## Stated goal:
Read the lines below and count those that have the word "chart". Respond with the number only.

## Available data:
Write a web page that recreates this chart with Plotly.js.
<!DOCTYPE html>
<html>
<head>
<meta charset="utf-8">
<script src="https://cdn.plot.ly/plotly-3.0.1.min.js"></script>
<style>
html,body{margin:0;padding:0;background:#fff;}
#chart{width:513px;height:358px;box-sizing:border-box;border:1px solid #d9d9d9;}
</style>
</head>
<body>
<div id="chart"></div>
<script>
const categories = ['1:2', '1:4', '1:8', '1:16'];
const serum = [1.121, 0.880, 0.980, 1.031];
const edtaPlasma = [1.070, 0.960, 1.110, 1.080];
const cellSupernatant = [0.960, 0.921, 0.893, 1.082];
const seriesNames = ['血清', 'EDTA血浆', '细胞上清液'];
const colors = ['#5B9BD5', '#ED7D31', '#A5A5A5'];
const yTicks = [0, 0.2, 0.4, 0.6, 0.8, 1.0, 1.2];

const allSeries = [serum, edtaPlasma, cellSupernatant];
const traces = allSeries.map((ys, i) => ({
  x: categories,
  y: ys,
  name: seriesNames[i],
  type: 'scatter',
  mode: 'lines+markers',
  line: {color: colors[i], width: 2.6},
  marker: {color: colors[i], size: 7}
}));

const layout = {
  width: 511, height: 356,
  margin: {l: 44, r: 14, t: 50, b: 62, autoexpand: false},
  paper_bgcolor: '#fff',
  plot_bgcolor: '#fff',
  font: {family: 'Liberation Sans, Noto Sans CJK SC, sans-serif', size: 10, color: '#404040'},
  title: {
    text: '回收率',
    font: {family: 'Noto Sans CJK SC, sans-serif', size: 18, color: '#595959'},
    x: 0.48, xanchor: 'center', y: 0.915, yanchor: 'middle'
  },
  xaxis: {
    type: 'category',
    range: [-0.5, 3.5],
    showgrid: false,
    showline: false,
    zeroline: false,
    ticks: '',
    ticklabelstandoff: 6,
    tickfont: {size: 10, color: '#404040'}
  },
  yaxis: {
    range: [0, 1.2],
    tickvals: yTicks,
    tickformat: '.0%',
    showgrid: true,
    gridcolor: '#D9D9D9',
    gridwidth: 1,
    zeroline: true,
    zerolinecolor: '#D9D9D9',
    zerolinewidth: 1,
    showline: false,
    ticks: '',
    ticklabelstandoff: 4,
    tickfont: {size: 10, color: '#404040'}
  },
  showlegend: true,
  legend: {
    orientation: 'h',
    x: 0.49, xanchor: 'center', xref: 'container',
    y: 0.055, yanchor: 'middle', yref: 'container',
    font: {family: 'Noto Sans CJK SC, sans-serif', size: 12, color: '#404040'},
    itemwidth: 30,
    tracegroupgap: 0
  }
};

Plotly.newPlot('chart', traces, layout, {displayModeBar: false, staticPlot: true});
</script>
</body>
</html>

==

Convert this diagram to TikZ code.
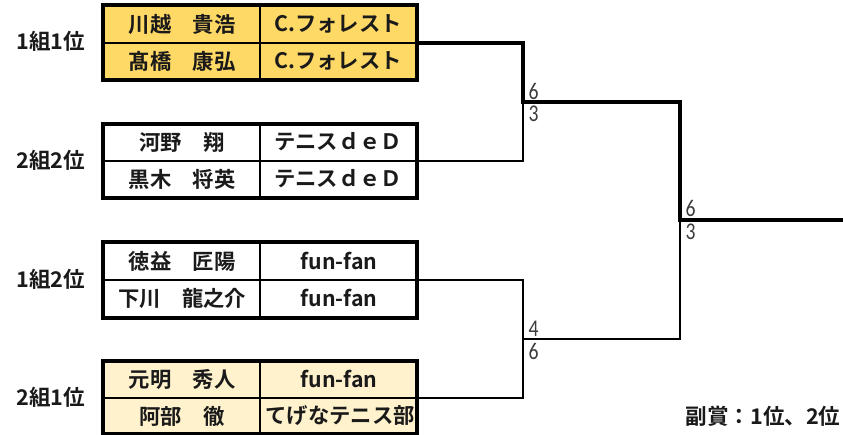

...

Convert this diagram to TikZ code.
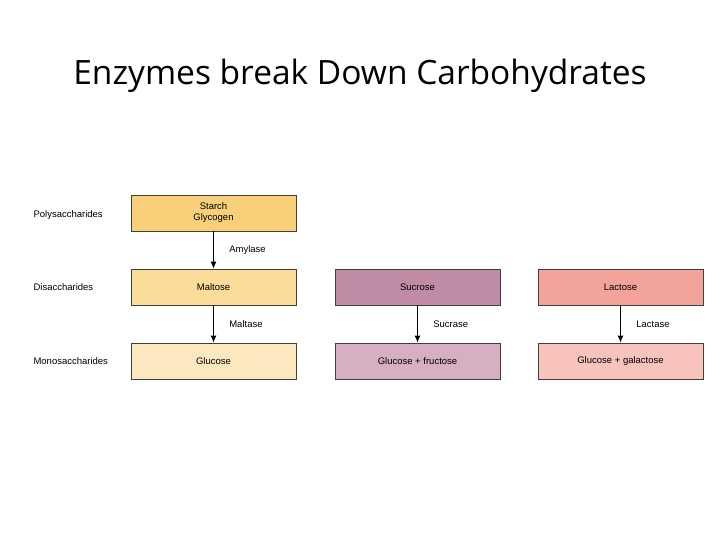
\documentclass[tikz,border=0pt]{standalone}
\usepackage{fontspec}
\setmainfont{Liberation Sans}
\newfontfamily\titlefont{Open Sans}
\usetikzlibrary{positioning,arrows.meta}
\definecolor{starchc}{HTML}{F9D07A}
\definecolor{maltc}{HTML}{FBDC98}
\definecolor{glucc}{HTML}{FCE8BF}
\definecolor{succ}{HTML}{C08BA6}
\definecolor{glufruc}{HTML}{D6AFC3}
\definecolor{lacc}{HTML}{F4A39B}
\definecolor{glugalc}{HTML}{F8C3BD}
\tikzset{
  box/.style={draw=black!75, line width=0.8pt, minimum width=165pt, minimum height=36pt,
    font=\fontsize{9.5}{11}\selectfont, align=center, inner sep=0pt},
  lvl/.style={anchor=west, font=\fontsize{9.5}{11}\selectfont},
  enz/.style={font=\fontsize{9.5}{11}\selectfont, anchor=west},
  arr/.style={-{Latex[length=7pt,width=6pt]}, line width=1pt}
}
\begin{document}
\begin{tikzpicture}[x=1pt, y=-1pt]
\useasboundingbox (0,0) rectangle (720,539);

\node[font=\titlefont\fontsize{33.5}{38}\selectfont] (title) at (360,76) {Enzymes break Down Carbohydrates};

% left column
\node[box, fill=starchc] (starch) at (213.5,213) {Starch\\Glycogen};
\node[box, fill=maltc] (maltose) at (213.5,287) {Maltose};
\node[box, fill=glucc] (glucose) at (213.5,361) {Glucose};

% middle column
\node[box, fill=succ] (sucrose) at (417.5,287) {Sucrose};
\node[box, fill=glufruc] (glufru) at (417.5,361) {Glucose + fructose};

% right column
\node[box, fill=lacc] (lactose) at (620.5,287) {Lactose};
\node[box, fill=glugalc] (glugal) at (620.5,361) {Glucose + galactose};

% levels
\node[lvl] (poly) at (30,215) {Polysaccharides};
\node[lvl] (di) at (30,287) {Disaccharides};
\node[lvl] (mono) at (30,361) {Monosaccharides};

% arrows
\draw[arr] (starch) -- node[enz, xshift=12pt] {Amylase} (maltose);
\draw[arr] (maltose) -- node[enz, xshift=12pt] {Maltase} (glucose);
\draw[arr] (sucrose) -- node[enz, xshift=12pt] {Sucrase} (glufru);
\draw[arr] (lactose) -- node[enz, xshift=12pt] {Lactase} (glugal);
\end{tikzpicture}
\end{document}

## Final result:
4